>**Puzzle 102.** What is the category with the fewest morphisms that is not a preorder?

A monoid \$$\mathcal{M}\$$ with two morphisms, the identity \$$id_\mathcal{M}\$$ and a non-identity morphism \$$f \$$, such that \$$f \circ f = f \$$. \$$\qquad \square \$$

>**Puzzle 103.** Figure out the best way to take any category \$$\mathcal{C}\$$ and "squash it down", getting a preorder whose elements are the objects of \$$\mathcal{C}\$$.

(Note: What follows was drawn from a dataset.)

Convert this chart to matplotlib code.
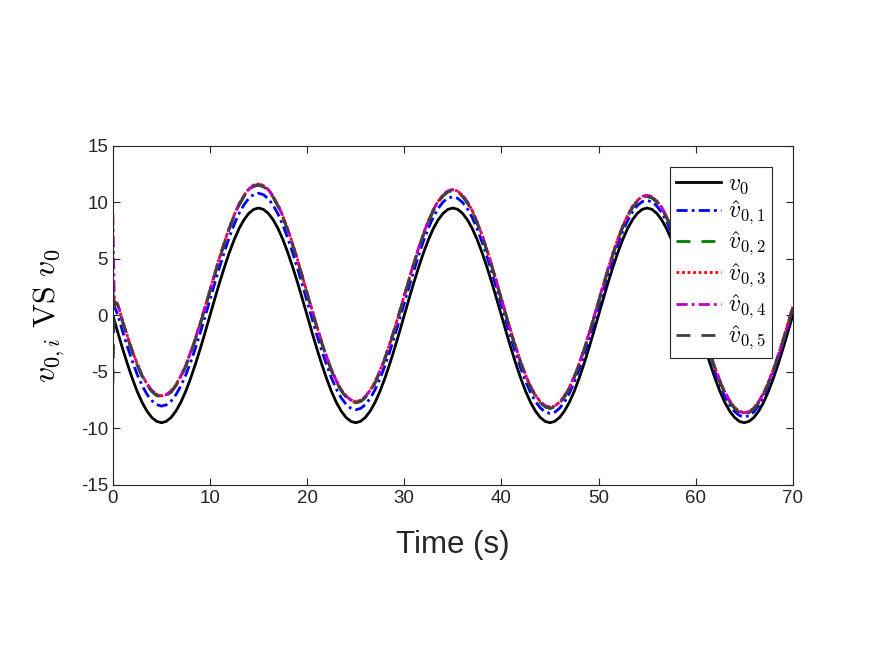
import matplotlib
matplotlib.use('Agg')
import matplotlib.pyplot as plt

plt.rcParams['font.family'] = ['Liberation Sans', 'DejaVu Sans']
plt.rcParams['mathtext.fontset'] = 'cm'
plt.rcParams['axes.unicode_minus'] = False

# time axis (s): 0.5 s samples plus one extra sample right after t=0 for the start-up jump
time = [0, 0.15] + [0.5 * k for k in range(1, 141)]

# true leader velocity v0
v0 = [0.00, -0.45,
      -1.49, -2.94, -4.31, -5.58, -6.72, -7.69, -8.46, -9.03, -9.38, -9.50,
      -9.38, -9.03, -8.46, -7.69, -6.72, -5.58, -4.31, -2.94, -1.49, 0.00,
      1.49, 2.94, 4.31, 5.58, 6.72, 7.69, 8.46, 9.03, 9.38, 9.50,
      9.38, 9.03, 8.46, 7.69, 6.72, 5.58, 4.31, 2.94, 1.49, 0.00,
      -1.49, -2.94, -4.31, -5.58, -6.72, -7.69, -8.46, -9.03, -9.38, -9.50,
      -9.38, -9.03, -8.46, -7.69, -6.72, -5.58, -4.31, -2.94, -1.49, 0.00,
      1.49, 2.94, 4.31, 5.58, 6.72, 7.69, 8.46, 9.03, 9.38, 9.50,
      9.38, 9.03, 8.46, 7.69, 6.72, 5.58, 4.31, 2.94, 1.49, 0.00,
      -1.49, -2.94, -4.31, -5.58, -6.72, -7.69, -8.46, -9.03, -9.38, -9.50,
      -9.38, -9.03, -8.46, -7.69, -6.72, -5.58, -4.31, -2.94, -1.49, 0.00,
      1.49, 2.94, 4.31, 5.58, 6.72, 7.69, 8.46, 9.03, 9.38, 9.50,
      9.38, 9.03, 8.46, 7.69, 6.72, 5.58, 4.31, 2.94, 1.49, 0.00,
      -1.49, -2.94, -4.31, -5.58, -6.72, -7.69, -8.46, -9.03, -9.38, -9.50,
      -9.38, -9.03, -8.46, -7.69, -6.72, -5.58, -4.31, -2.94, -1.49, 0.00]

# estimates held by agents 1..5
v_hat1 = [3.00, 0.80,
          0.05, -1.41, -2.78, -4.06, -5.21, -6.19, -6.97, -7.54, -7.90, -8.03,
          -7.92, -7.58, -7.01, -6.25, -5.29, -4.16, -2.90, -1.53, -0.09, 1.39,
          2.87, 4.31, 5.68, 6.94, 8.07, 9.03, 9.79, 10.36, 10.70, 10.81,
          10.68, 10.32, 9.75, 8.97, 7.99, 6.84, 5.56, 4.19, 2.73, 1.23,
          -0.27, -1.73, -3.10, -4.38, -5.53, -6.51, -7.29, -7.86, -8.22, -8.35,
          -8.24, -7.90, -7.33, -6.57, -5.61, -4.48, -3.22, -1.85, -0.41, 1.07,
          2.55, 3.99, 5.36, 6.62, 7.75, 8.71, 9.47, 10.04, 10.38, 10.49,
          10.36, 10.00, 9.43, 8.65, 7.67, 6.52, 5.24, 3.87, 2.41, 0.91,
          -0.59, -2.05, -3.42, -4.70, -5.85, -6.83, -7.61, -8.18, -8.54, -8.67,
          -8.56, -8.22, -7.65, -6.89, -5.93, -4.80, -3.54, -2.17, -0.73, 0.75,
          2.23, 3.67, 5.04, 6.30, 7.43, 8.39, 9.15, 9.72, 10.06, 10.17,
          10.04, 9.68, 9.11, 8.33, 7.35, 6.20, 4.92, 3.55, 2.09, 0.59,
          -0.91, -2.37, -3.74, -5.02, -6.17, -7.15, -7.93, -8.50, -8.86, -8.99,
          -8.88, -8.54, -7.97, -7.21, -6.25, -5.12, -3.86, -2.49, -1.05, 0.43]

v_hat2 = [2.00, 1.20,
          0.90, -0.57, -1.95, -3.23, -4.38, -5.37, -6.15, -6.73, -7.09, -7.23,
          -7.12, -6.78, -6.22, -5.47, -4.51, -3.38, -2.12, -0.77, 0.67, 2.15,
          3.63, 5.07, 6.42, 7.68, 8.81, 9.77, 10.52, 11.08, 11.42, 11.53,
          11.39, 11.03, 10.45, 9.67, 8.68, 7.53, 6.25, 4.87, 3.40, 1.90,
          0.40, -1.07, -2.45, -3.73, -4.88, -5.87, -6.65, -7.23, -7.59, -7.73,
          -7.62, -7.28, -6.72, -5.97, -5.01, -3.88, -2.62, -1.27, 0.17, 1.65,
          3.13, 4.57, 5.92, 7.18, 8.31, 9.27, 10.02, 10.58, 10.92, 11.03,
          10.89, 10.53, 9.95, 9.17, 8.18, 7.03, 5.75, 4.37, 2.90, 1.40,
          -0.10, -1.57, -2.95, -4.23, -5.38, -6.37, -7.15, -7.73, -8.09, -8.23,
          -8.12, -7.78, -7.22, -6.47, -5.51, -4.38, -3.12, -1.77, -0.33, 1.15,
          2.63, 4.07, 5.42, 6.68, 7.81, 8.77, 9.52, 10.08, 10.42, 10.53,
          10.39, 10.03, 9.45, 8.67, 7.68, 6.53, 5.25, 3.87, 2.40, 0.90,
          -0.60, -2.07, -3.45, -4.73, -5.88, -6.87, -7.65, -8.23, -8.59, -8.73,
          -8.62, -8.28, -7.72, -6.97, -6.01, -4.88, -3.62, -2.27, -0.83, 0.65]

v_hat3 = [1.50, 1.30,
          1.00, -0.47, -1.85, -3.13, -4.28, -5.27, -6.05, -6.63, -6.99, -7.13,
          -7.02, -6.68, -6.12, -5.37, -4.41, -3.28, -2.02, -0.67, 0.77, 2.25,
          3.73, 5.17, 6.52, 7.78, 8.91, 9.87, 10.62, 11.18, 11.52, 11.63,
          11.49, 11.13, 10.55, 9.77, 8.78, 7.63, 6.35, 4.97, 3.50, 2.00,
          0.50, -0.97, -2.35, -3.63, -4.78, -5.77, -6.55, -7.13, -7.49, -7.63,
          -7.52, -7.18, -6.62, -5.87, -4.91, -3.78, -2.52, -1.17, 0.27, 1.75,
          3.23, 4.67, 6.02, 7.28, 8.41, 9.37, 10.12, 10.68, 11.02, 11.13,
          10.99, 10.63, 10.05, 9.27, 8.28, 7.13, 5.85, 4.47, 3.00, 1.50,
          0.00, -1.47, -2.85, -4.13, -5.28, -6.27, -7.05, -7.63, -7.99, -8.13,
          -8.02, -7.68, -7.12, -6.37, -5.41, -4.28, -3.02, -1.67, -0.23, 1.25,
          2.73, 4.17, 5.52, 6.78, 7.91, 8.87, 9.62, 10.18, 10.52, 10.63,
          10.49, 10.13, 9.55, 8.77, 7.78, 6.63, 5.35, 3.97, 2.50, 1.00,
          -0.50, -1.97, -3.35, -4.63, -5.78, -6.77, -7.55, -8.13, -8.49, -8.63,
          -8.52, -8.18, -7.62, -6.87, -5.91, -4.78, -3.52, -2.17, -0.73, 0.75]

v_hat4 = [9.00, 1.30,
          1.00, -0.47, -1.85, -3.13, -4.28, -5.27, -6.05, -6.63, -6.99, -7.13,
          -7.02, -6.68, -6.12, -5.37, -4.41, -3.28, -2.02, -0.67, 0.77, 2.25,
          3.73, 5.17, 6.52, 7.78, 8.91, 9.87, 10.62, 11.18, 11.52, 11.63,
          11.49, 11.13, 10.55, 9.77, 8.78, 7.63, 6.35, 4.97, 3.50, 2.00,
          0.50, -0.97, -2.35, -3.63, -4.78, -5.77, -6.55, -7.13, -7.49, -7.63,
          -7.52, -7.18, -6.62, -5.87, -4.91, -3.78, -2.52, -1.17, 0.27, 1.75,
          3.23, 4.67, 6.02, 7.28, 8.41, 9.37, 10.12, 10.68, 11.02, 11.13,
          10.99, 10.63, 10.05, 9.27, 8.28, 7.13, 5.85, 4.47, 3.00, 1.50,
          0.00, -1.47, -2.85, -4.13, -5.28, -6.27, -7.05, -7.63, -7.99, -8.13,
          -8.02, -7.68, -7.12, -6.37, -5.41, -4.28, -3.02, -1.67, -0.23, 1.25,
          2.73, 4.17, 5.52, 6.78, 7.91, 8.87, 9.62, 10.18, 10.52, 10.63,
          10.49, 10.13, 9.55, 8.77, 7.78, 6.63, 5.35, 3.97, 2.50, 1.00,
          -0.50, -1.97, -3.35, -4.63, -5.78, -6.77, -7.55, -8.13, -8.49, -8.63,
          -8.52, -8.18, -7.62, -6.87, -5.91, -4.78, -3.52, -2.17, -0.73, 0.75]

v_hat5 = [-6.00, 1.20,
          0.90, -0.57, -1.95, -3.23, -4.38, -5.37, -6.15, -6.73, -7.09, -7.23,
          -7.12, -6.78, -6.22, -5.47, -4.51, -3.38, -2.12, -0.77, 0.67, 2.15,
          3.63, 5.07, 6.42, 7.68, 8.81, 9.77, 10.52, 11.08, 11.42, 11.53,
          11.39, 11.03, 10.45, 9.67, 8.68, 7.53, 6.25, 4.87, 3.40, 1.90,
          0.40, -1.07, -2.45, -3.73, -4.88, -5.87, -6.65, -7.23, -7.59, -7.73,
          -7.62, -7.28, -6.72, -5.97, -5.01, -3.88, -2.62, -1.27, 0.17, 1.65,
          3.13, 4.57, 5.92, 7.18, 8.31, 9.27, 10.02, 10.58, 10.92, 11.03,
          10.89, 10.53, 9.95, 9.17, 8.18, 7.03, 5.75, 4.37, 2.90, 1.40,
          -0.10, -1.57, -2.95, -4.23, -5.38, -6.37, -7.15, -7.73, -8.09, -8.23,
          -8.12, -7.78, -7.22, -6.47, -5.51, -4.38, -3.12, -1.77, -0.33, 1.15,
          2.63, 4.07, 5.42, 6.68, 7.81, 8.77, 9.52, 10.08, 10.42, 10.53,
          10.39, 10.03, 9.45, 8.67, 7.68, 6.53, 5.25, 3.87, 2.40, 0.90,
          -0.60, -2.07, -3.45, -4.73, -5.88, -6.87, -7.65, -8.23, -8.59, -8.73,
          -8.62, -8.28, -7.72, -6.97, -6.01, -4.88, -3.62, -2.27, -0.83, 0.65]

labels = [r'$v_0$', r'$\hat{v}_{0,1}$', r'$\hat{v}_{0,2}$',
          r'$\hat{v}_{0,3}$', r'$\hat{v}_{0,4}$', r'$\hat{v}_{0,5}$']

dashdot = (0, (4, 1.5, 1, 1.5))
dashed = (0, (5, 4))

fig = plt.figure(figsize=(8.75, 6.57), dpi=100)
ax = fig.add_axes([0.129, 0.262, 0.777, 0.516])

ax.plot(time, v0, color='k', lw=2, label=labels[0])
ax.plot(time, v_hat1, color='b', lw=2, ls=dashdot, label=labels[1])
ax.plot(time, v_hat2, color='g', lw=2, ls=dashed, label=labels[2])
ax.plot(time, v_hat3, color='r', lw=2, ls=(0, (1, 1)), label=labels[3])
ax.plot(time, v_hat4, color='m', lw=2, ls=dashdot, label=labels[4])
ax.plot(time, v_hat5, color=(0.25, 0.25, 0.25), lw=2, ls=dashed, label=labels[5])

ax.set_xlim(0, 70)
ax.set_ylim(-15, 15)
ax.set_xticks(range(0, 71, 10))
ax.set_yticks(range(-15, 16, 5))
ax.tick_params(direction='in', top=True, right=True, labelsize=13.5,
               colors=(0.15, 0.15, 0.15), length=5, width=0.8)
for s in ax.spines.values():
    s.set_color((0.15, 0.15, 0.15))
    s.set_linewidth(0.8)

ax.set_xlabel('Time (s)', fontsize=22.5, color=(0.15, 0.15, 0.15), labelpad=17)
ax.set_ylabel(r'$v_{0,i}\ \mathrm{VS}\ v_0$', fontsize=23, labelpad=10)

leg = ax.legend(loc='upper right', bbox_to_anchor=(0.969, 0.938), fontsize=17,
                fancybox=False, framealpha=1, edgecolor=(0.15, 0.15, 0.15),
                handlelength=1.9, borderpad=0.25, labelspacing=0.12,
                handletextpad=0.3, borderaxespad=0)
leg.get_frame().set_linewidth(0.8)

fig.savefig('out.png', dpi=100)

Let \$$\mathcal{C}\$$ be a category, then we can make a preorder, \$$\mathcal{C}_\leq \$$, via the following construction:

The objects of \$$\mathcal{C}_\leq \$$ are the same as \$$\mathcal{C} \$$,

\$Ob( \mathcal{C}_\leq ) = Ob( \mathcal{C} ) \$

the preordering comes from there existing at least one morphism between objects (ignore how many there are if there are more than one),

\\begin{align} x \leq_\mathcal{C} y = [\exists f \mid f\in \mathcal{C}(x,y)] \\\\ = \min(1,|\mathcal{C}(x,y)|) \end{align} \

this gives reflexivity from identities,
\\begin{align} x \leq_\mathcal{C} x = [\exists id_x \mid id_x \in \mathcal{C}(x,x)] \\\\ = \min(1,|\mathcal{C}(x,x)|) \end{align} \

and transitivity from composition,
\\begin{align} x \leq_\mathcal{C} y \wedge y \leq_\mathcal{C} z \implies x \leq_\mathcal{C} z \\\\ = [\exists f \mid f \in \mathcal{C}(x,y)] \wedge [\exists g \mid g \in \mathcal{C}(y,z)] \implies [\exists h \mid h = g \circ f \wedge h \in \mathcal{C}(x,z)] \\\\ = \min(1,|\mathcal{C}(x,y)|) \cdot \min(1,|\mathcal{C}(y,z)|) = \min(1,|\mathcal{C}(x,z)|) \end{align} \

\$$\qquad \square \$$